Data section:
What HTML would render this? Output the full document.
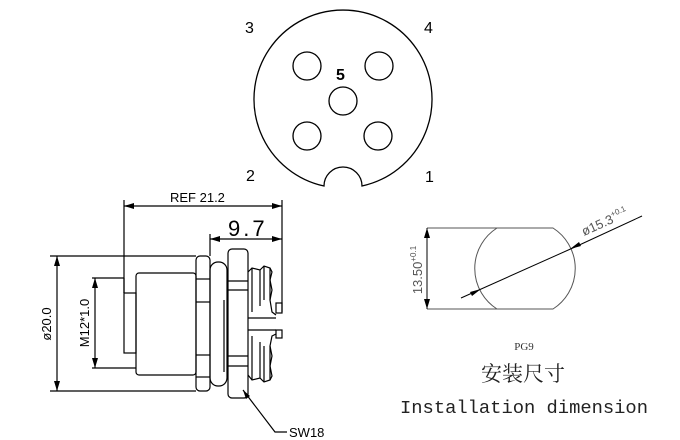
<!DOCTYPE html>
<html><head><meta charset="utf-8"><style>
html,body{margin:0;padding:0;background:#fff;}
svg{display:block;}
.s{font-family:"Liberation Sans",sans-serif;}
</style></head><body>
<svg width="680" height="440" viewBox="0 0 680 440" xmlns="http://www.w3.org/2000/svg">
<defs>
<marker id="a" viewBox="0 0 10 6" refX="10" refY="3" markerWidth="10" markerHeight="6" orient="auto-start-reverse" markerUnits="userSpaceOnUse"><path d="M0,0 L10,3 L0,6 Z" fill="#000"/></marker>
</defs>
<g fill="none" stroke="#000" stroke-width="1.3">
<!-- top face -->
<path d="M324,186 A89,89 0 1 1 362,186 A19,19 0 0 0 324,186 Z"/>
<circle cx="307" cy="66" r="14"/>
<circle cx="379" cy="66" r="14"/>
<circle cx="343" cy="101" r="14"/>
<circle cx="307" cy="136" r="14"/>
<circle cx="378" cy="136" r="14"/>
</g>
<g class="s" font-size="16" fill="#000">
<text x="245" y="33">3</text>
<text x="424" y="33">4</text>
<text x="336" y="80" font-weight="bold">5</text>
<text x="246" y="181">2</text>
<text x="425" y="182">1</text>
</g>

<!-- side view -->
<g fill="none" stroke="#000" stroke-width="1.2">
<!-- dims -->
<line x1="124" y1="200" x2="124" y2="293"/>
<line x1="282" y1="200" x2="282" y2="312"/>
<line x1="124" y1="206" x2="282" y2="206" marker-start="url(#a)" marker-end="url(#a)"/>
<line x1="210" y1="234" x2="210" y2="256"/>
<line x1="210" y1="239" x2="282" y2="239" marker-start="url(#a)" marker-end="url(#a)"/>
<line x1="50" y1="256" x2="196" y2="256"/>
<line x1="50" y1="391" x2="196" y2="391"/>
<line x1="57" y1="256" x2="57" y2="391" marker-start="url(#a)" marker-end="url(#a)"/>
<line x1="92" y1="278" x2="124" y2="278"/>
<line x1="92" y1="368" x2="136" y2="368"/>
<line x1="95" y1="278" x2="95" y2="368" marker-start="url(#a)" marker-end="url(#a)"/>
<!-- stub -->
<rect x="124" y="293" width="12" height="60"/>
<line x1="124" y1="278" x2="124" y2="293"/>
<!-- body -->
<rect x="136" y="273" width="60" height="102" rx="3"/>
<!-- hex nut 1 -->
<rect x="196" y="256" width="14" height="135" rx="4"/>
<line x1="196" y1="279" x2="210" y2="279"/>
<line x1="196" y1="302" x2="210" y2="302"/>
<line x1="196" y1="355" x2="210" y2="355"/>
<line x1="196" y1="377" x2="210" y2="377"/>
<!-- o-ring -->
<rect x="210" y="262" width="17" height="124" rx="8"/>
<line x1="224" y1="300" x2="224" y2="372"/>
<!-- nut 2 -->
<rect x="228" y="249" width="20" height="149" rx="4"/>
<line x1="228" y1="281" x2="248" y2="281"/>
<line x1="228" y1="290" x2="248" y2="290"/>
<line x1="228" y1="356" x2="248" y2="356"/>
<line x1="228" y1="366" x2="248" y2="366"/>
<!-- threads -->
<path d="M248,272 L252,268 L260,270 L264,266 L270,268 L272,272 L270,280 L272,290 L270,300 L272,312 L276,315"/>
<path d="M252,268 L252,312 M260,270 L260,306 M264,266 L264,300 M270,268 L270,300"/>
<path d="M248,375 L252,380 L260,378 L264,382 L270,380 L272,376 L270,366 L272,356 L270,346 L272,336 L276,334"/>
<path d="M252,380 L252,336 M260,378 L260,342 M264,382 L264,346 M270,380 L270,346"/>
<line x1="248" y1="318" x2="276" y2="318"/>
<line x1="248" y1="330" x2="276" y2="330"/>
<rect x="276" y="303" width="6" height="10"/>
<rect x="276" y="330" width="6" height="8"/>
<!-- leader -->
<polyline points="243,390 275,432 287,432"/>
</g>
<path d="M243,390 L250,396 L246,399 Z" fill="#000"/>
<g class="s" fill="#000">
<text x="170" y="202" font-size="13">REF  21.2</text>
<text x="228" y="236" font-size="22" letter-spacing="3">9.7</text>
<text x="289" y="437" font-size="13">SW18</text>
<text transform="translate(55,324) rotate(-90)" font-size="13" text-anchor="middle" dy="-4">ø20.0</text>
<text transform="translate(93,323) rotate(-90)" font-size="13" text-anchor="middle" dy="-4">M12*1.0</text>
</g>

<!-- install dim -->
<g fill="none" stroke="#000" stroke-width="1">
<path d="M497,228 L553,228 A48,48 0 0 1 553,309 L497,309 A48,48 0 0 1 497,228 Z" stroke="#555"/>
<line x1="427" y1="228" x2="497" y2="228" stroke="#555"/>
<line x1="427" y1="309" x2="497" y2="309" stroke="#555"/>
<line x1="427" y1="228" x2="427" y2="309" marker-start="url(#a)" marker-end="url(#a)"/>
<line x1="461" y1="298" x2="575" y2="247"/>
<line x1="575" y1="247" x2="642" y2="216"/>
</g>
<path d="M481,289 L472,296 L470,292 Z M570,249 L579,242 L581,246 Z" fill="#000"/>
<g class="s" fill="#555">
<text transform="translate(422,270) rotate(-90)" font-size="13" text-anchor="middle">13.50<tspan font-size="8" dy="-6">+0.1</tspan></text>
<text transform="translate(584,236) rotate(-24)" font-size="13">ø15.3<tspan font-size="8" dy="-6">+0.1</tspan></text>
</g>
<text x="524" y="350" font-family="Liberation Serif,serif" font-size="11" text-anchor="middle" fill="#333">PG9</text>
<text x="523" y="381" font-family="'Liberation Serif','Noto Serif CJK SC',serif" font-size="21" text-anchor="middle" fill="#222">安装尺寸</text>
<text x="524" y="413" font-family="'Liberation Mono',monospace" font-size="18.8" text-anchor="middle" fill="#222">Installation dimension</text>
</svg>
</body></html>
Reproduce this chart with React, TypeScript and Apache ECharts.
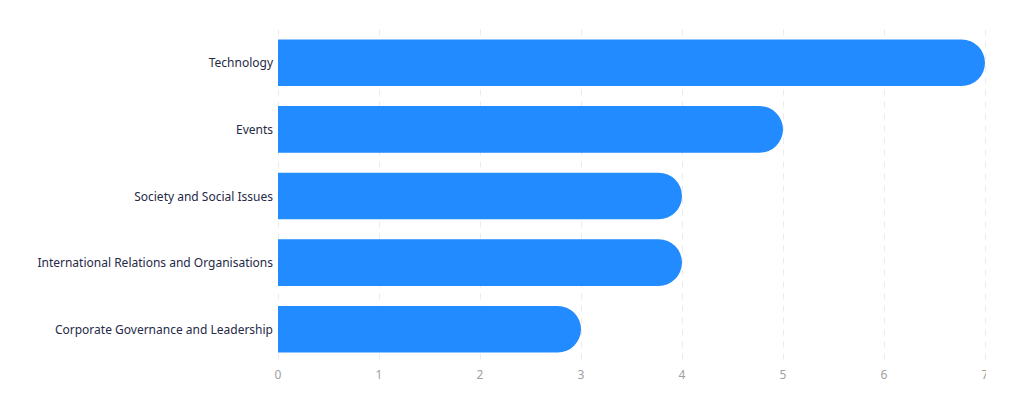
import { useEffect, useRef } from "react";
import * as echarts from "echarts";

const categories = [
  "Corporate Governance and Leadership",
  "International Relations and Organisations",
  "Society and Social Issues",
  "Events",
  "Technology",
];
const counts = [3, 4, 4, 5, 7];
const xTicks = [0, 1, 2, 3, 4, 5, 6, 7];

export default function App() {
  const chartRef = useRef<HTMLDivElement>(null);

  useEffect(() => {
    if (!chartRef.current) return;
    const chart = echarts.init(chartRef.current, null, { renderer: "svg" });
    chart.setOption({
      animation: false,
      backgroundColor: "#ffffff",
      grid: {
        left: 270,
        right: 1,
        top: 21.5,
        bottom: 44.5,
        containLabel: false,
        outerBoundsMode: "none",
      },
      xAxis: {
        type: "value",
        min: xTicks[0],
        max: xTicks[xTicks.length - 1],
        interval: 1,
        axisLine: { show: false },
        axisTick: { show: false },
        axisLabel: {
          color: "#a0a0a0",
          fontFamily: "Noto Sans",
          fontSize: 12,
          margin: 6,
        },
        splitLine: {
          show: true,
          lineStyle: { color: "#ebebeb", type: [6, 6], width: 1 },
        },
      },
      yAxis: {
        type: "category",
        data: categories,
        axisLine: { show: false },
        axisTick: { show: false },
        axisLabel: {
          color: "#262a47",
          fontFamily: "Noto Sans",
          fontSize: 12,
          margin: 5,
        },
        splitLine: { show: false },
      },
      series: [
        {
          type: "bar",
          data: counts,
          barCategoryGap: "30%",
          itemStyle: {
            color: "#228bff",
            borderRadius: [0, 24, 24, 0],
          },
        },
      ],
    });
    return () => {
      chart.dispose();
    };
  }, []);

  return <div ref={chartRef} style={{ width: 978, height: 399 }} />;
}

Exercise details:
Check all the records above and select each line where the string "this" is found.

Expected answer:
What HTML would render this? Output the full document.
Reproduce this chart with React, TypeScript and Apache ECharts.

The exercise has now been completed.